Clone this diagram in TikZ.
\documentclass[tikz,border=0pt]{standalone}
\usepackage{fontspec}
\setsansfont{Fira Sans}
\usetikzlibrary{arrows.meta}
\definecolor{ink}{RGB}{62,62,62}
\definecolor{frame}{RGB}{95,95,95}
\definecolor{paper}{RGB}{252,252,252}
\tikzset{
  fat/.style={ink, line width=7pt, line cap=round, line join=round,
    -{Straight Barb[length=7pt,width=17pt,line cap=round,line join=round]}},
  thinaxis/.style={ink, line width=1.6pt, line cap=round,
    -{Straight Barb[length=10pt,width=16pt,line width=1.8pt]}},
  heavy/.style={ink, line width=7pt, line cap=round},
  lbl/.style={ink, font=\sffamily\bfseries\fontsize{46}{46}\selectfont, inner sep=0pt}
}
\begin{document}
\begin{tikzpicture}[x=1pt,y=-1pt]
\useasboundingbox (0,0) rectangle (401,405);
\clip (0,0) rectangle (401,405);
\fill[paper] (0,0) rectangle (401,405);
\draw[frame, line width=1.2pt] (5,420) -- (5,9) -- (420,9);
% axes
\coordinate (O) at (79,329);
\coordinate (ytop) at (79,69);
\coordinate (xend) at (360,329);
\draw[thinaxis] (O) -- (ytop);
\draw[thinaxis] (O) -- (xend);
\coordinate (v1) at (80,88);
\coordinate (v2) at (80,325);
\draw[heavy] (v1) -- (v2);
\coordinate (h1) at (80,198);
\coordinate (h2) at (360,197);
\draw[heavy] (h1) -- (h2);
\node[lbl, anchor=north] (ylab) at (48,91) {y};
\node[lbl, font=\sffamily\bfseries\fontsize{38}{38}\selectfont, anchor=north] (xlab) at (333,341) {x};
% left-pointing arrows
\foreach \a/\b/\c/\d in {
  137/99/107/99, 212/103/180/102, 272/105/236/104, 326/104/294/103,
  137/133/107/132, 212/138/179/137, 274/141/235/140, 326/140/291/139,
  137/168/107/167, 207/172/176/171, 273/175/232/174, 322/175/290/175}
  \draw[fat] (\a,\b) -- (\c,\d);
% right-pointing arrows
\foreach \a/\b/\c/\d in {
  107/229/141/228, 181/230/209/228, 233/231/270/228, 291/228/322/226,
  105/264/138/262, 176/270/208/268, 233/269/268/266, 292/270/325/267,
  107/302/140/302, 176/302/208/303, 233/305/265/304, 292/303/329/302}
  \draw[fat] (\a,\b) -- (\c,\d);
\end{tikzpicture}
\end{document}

...

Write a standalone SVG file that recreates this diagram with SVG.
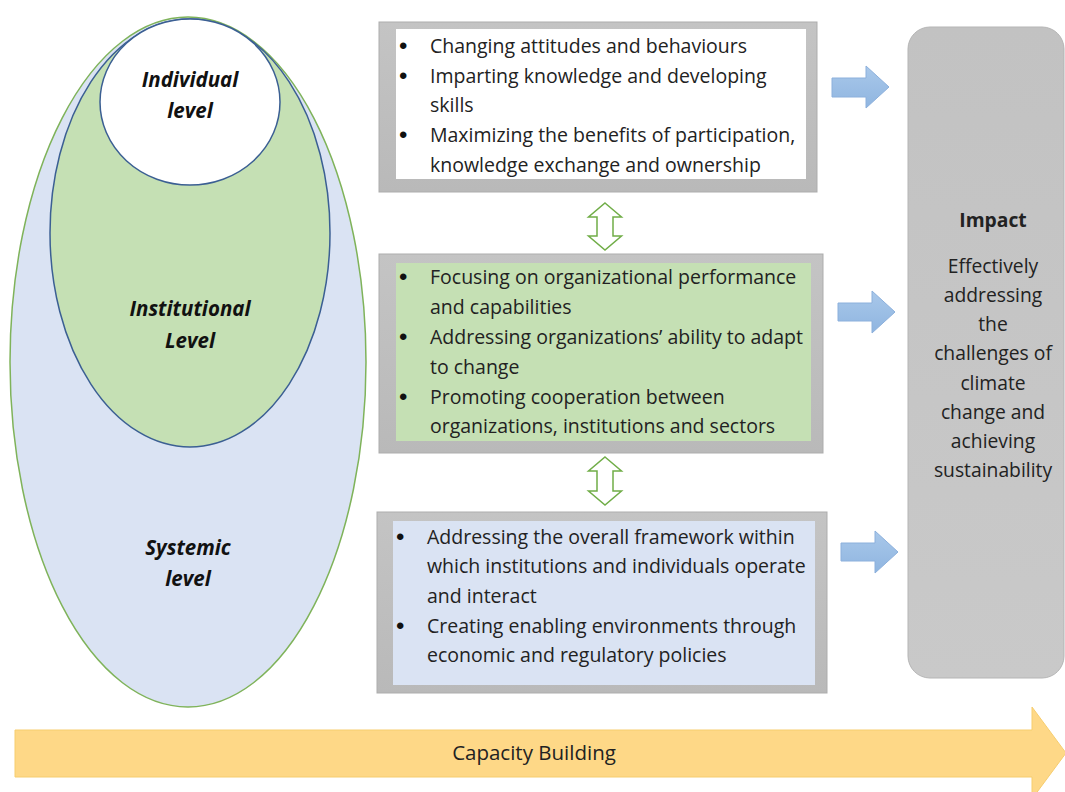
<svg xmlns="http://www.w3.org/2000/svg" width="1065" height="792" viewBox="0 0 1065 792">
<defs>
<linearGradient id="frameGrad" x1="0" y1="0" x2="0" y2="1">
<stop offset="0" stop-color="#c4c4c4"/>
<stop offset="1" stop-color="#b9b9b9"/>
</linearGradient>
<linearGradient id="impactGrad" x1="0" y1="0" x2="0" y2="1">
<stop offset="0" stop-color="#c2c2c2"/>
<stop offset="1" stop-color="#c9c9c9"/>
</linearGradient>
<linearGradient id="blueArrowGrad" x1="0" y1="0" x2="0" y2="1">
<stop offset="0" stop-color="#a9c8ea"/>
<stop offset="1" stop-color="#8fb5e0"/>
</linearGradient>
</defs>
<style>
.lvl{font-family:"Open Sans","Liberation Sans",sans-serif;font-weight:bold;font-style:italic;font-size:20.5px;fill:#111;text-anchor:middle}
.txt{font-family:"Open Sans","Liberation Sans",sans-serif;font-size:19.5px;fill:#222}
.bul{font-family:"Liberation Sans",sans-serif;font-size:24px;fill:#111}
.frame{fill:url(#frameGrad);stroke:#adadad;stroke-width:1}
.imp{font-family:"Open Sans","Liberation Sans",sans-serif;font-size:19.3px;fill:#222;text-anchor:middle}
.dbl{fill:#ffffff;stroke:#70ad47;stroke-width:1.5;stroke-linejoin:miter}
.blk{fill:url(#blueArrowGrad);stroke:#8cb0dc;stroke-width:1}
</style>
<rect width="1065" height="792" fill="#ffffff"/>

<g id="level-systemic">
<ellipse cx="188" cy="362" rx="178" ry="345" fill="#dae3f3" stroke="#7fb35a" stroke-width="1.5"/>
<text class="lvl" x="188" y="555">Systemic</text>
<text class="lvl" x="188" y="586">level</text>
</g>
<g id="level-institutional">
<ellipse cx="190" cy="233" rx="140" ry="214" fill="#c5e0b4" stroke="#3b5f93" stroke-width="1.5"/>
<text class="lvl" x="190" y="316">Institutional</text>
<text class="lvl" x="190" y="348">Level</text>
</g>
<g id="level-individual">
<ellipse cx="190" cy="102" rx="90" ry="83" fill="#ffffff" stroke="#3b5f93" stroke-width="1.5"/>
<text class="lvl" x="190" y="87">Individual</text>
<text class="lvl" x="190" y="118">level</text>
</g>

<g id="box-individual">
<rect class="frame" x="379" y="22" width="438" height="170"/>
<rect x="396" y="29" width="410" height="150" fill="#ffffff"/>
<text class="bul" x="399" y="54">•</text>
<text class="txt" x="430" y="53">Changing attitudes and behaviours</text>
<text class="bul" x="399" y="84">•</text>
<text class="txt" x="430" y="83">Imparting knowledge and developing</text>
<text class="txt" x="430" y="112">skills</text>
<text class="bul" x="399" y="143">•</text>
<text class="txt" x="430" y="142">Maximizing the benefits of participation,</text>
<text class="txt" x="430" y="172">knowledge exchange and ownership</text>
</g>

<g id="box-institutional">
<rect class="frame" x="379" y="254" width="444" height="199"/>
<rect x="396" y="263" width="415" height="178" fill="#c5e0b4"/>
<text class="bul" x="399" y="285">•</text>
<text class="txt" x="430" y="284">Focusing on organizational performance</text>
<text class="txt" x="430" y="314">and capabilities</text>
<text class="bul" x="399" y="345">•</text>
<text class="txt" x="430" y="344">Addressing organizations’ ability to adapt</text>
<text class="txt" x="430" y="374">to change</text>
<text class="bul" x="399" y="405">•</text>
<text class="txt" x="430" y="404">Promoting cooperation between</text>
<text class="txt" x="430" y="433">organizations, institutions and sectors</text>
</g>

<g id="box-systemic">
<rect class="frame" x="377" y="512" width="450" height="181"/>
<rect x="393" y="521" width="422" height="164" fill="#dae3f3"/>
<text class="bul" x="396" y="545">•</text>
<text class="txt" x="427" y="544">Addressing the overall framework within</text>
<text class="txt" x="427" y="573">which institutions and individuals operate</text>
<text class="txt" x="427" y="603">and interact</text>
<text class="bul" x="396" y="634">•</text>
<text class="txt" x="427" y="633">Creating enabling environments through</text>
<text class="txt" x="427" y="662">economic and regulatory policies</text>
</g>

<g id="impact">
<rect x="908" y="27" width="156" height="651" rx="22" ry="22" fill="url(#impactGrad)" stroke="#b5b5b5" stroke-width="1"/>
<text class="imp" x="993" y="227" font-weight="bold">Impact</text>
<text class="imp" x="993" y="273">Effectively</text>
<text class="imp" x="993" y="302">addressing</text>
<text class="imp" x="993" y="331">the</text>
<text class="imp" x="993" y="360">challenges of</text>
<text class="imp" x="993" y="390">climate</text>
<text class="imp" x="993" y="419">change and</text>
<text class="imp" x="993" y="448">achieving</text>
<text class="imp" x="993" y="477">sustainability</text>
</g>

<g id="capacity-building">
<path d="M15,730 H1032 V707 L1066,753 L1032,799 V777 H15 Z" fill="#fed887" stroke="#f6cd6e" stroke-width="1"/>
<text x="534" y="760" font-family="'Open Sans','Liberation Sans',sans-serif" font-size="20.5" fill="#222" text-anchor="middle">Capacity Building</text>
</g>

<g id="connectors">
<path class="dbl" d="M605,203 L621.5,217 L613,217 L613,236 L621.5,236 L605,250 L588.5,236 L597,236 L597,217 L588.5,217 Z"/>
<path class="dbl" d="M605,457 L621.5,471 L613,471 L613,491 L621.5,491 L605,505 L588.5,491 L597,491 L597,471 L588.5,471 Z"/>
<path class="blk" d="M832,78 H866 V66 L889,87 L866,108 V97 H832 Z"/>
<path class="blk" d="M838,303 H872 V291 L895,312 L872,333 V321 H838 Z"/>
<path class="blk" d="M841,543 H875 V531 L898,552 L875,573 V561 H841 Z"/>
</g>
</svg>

Problem:
Determine the number of lines in the entries above where the string "diagram" appears. Answer with the number alone.

Reply:
2